Fully Non-Linear Neuromorphic Computing with Linear Wave Scattering

The increasing complexity of neural networks and the energy consumption associated with training and inference create a need for alternative neuromorphic approaches, e.g., using optics. Current proposals and implementations rely on physical non-linearities or opto-electronic conversion to realise the required non-linear activation function. However, there are significant challenges with these approaches related to power levels, control, energy-efficiency, and delays.

                             

In this talk, we present a scheme for a neuromorphic system that relies on linear wave scattering and yet achieves non-linear processing with a high expressivity [1]. The key idea is to inject the input via physical parameters that affect the scattering processes. Moreover, we show that gradients needed for training can be directly measured in scattering experiments.  We predict classification accuracies on par with results obtained by standard artificial neural networks. Our proposal can be readily implemented with existing state-of-the-art, scalable platforms, e.g., in optics, microwave and electrical circuits, and we propose an integrated-photonics implementation based on racetrack resonators that achieves high connectivity with a minimal number of waveguide crossings.

 

[1] C.C. Wanjura, F. Marquardt. arXiv:2308.16181 (2023).   

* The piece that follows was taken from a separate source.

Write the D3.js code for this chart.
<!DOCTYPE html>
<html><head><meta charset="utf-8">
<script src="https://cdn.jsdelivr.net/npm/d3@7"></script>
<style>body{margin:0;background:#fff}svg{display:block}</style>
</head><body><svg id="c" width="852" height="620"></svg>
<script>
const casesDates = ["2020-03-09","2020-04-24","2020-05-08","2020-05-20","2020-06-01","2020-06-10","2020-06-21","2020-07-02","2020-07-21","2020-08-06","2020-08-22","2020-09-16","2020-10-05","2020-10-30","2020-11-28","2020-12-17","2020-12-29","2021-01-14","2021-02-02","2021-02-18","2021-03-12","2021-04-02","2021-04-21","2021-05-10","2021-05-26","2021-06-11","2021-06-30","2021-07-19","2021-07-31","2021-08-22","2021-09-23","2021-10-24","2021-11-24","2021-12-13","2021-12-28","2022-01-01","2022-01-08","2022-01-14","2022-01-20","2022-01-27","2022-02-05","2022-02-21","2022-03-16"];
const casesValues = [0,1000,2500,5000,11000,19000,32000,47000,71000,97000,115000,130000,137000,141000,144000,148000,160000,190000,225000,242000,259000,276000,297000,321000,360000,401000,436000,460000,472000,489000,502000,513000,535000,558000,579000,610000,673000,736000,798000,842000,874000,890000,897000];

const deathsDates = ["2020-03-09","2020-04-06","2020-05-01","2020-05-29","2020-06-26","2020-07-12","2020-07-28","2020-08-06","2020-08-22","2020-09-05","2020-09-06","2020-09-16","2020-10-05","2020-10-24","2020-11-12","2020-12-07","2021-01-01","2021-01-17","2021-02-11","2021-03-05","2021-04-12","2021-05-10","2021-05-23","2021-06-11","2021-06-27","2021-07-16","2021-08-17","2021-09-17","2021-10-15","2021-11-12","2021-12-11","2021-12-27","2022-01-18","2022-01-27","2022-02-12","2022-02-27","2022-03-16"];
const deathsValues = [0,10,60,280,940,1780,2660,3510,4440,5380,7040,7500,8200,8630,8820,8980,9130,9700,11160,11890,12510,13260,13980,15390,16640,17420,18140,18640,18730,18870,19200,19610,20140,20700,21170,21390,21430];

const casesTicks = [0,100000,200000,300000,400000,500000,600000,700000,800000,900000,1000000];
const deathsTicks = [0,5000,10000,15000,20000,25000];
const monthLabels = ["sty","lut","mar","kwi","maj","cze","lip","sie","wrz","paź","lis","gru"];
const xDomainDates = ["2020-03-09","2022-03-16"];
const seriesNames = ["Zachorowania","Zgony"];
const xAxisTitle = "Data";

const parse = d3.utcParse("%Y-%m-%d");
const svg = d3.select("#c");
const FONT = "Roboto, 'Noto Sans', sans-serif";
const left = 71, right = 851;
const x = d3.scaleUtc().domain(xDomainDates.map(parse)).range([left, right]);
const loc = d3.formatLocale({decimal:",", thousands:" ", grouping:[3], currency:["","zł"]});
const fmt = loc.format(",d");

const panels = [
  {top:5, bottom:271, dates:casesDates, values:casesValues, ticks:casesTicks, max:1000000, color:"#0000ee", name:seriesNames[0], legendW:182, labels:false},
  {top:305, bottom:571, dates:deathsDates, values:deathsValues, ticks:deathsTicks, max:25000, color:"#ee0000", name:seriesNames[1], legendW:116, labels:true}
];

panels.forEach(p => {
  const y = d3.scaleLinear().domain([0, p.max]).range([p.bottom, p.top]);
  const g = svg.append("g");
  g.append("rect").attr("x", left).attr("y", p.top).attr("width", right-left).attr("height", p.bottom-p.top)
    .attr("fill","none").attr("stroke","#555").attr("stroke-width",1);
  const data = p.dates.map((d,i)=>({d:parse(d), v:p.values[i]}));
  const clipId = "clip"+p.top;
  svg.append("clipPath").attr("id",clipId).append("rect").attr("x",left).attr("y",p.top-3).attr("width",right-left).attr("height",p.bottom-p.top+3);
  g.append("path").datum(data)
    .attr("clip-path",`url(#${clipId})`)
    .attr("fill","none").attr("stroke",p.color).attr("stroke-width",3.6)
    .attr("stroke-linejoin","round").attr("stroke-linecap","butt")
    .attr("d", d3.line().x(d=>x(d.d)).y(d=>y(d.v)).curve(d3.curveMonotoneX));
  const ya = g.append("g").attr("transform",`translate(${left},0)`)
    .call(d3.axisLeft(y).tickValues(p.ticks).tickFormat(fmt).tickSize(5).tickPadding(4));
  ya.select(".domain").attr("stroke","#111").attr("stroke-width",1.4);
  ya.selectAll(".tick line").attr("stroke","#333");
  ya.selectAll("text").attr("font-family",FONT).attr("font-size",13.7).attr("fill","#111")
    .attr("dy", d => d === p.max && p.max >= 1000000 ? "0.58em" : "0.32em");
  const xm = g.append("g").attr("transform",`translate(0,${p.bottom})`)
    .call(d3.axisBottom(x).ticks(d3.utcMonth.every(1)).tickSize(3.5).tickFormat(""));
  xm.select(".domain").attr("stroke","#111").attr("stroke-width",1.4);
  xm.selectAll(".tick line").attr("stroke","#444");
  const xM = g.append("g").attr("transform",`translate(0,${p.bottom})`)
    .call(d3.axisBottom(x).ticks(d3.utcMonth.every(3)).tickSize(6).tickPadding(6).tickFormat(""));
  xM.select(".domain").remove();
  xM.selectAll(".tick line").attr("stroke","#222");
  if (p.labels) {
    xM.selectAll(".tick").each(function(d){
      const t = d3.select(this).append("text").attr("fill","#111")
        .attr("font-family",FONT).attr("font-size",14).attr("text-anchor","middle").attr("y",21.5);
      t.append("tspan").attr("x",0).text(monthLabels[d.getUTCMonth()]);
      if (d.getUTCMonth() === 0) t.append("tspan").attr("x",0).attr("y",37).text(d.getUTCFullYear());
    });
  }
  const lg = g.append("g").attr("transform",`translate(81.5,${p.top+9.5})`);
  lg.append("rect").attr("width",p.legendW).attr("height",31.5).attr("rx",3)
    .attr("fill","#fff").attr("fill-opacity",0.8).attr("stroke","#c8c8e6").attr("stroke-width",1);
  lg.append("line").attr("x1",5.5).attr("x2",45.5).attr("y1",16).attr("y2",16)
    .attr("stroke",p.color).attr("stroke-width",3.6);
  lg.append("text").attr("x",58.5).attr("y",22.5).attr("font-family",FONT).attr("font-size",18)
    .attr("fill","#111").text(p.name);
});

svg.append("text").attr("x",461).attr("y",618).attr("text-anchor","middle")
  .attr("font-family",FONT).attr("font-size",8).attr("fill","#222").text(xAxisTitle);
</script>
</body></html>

Quantum Multiphoton Rabi Oscillations in Waveguide QED

Chip-scale nanophotonics, with waveguide QED as a crucial component, remains instrumental in advancing the field of quantum information processing and communication. A key facet of photonic technologies revolves around the scattering of coherent light across a two-level system which leads to Rabi oscillations in the semiclassical, strong-field limit. We analytically investigate the scattering dynamics of multiphoton Fock states as they encounter a two-level emitter and examine both the weak-field and strong-field regimes that exhibit widely disparate dynamical features. The excitation amplitude of the qubit features a linear superposition of various independent scattering events originating from the possibility of sequential photon absorptions and emissions. In the strong pumping limit characterized by asymptotically large photon numbers, all scattering amplitudes attain comparable significance, and signatures of Rabi-like oscillatory dynamics are recovered, closely mirroring semiclassical predictions. Hence, our formulation affords a robust theoretical foundation for understanding the transition from finite to asymptotically large photon numbers. We also explore the scattering dynamics of pulsed wave packets, unveiling strongly enhanced excitation efficiency even in scenarios involving a few photons. This has practical implications for quantum computing protocols based on multiphoton states of light and for waveguide-integrated photonic technologies.   

Purcell enhanced emission and saturable absorption of cavity-coupled CsPbBr3 quantum dots

Colloidal perovskite quantum dots are promising quantum emitters because of their bright emission, color tunable optical properties, low-cost chemical synthesis, scalability and ease of nano-photonics integration. Their coherence time is a considerable fraction of their short radiative lifetime suggesting that moderately Purcell-enhanced nanophotonic cavity integration has the potential to achieve transform-limited photon coherence. In addition, cavities enhance the light-matter interaction , and the interplay between the system's absorption characteristics and the confinement of photon modes within the cavity can lead to pronounced nonlinear effects. We integrate zwitterionic CsPbBr3 quantum dots to a polarization degenerate Bullseye cavity mode exhibiting higher Q than reported before. We achieve an average of around 10 times improvement in the brightness of the cavity coupled dots compared to the bulk. From time-resolved lifetime measurement, we calculate a factor of 8 times Purcell enhancement for the cavity coupled dots. We also observe saturable absorption behavior of the perovskites inside the cavity where the cavity quality factor increases by around 20% with quantum dot saturation. These findings are an important step towards utilizing cavity coupled perovskites as efficient light sources and for strong optical nonlinearity.